I forgot to mention I threw up in my wine glass AND my neighbors empty cup.
I actually had to roll up my long sleeves to masturbate. I hate the winter
I'm sorry about your car but on a brighter note I did wake up in my dorm. That's something right?
Fuck you.
Last night was the twilight zone. We hungout with our 45 year old future selves and tried to fuck everything with a dick. Lets move forward from this.
Well it involved jumping two nine foot fences. But when you mix alcohol and persistence you can't lose.
How do I explain the handcuffs and tanning goggles on our living room floor? There's rope too. The cats love the rope.
when your 30 and im 37 and we're lonely and single, lets make a pact to murder each other.

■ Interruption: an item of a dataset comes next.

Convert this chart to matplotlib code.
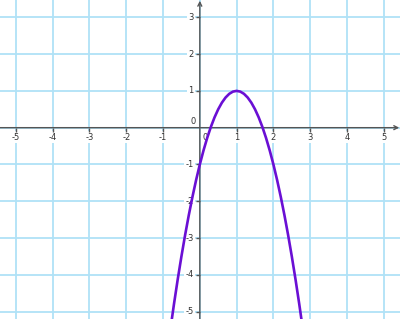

No more co-pays for contraceptives. Whoever says Obama is a bad guy has clearly never had a pregnancy scare.
I'm not going to say what I did. You're smart enough to figure it out. But I did it. And you owe me 20$
He told me the hickey on the side if his neck was actually a "bruise" from hitting a bird on his motorcycle. I'm not sure what's more impressive, the fact people believed him due to the size of the mark or the fact you gave it to him.
The three yr old girl I nanny grabbed a pole just now and is chanting "this is my house"
Sounds like you at that dive bar last weekend
Is this a Beer, Vodka or Whiskey kind of problem solving night? It's imperative I stock accordingly.
Questions like that are why I love you.
She tried doing a backflip and ended up doing somersaults down the entire stair case.
I think about him when I masturbate so I guess you could call it love
I wish there was a tumbleweed emoji. Because that would describe my vagina.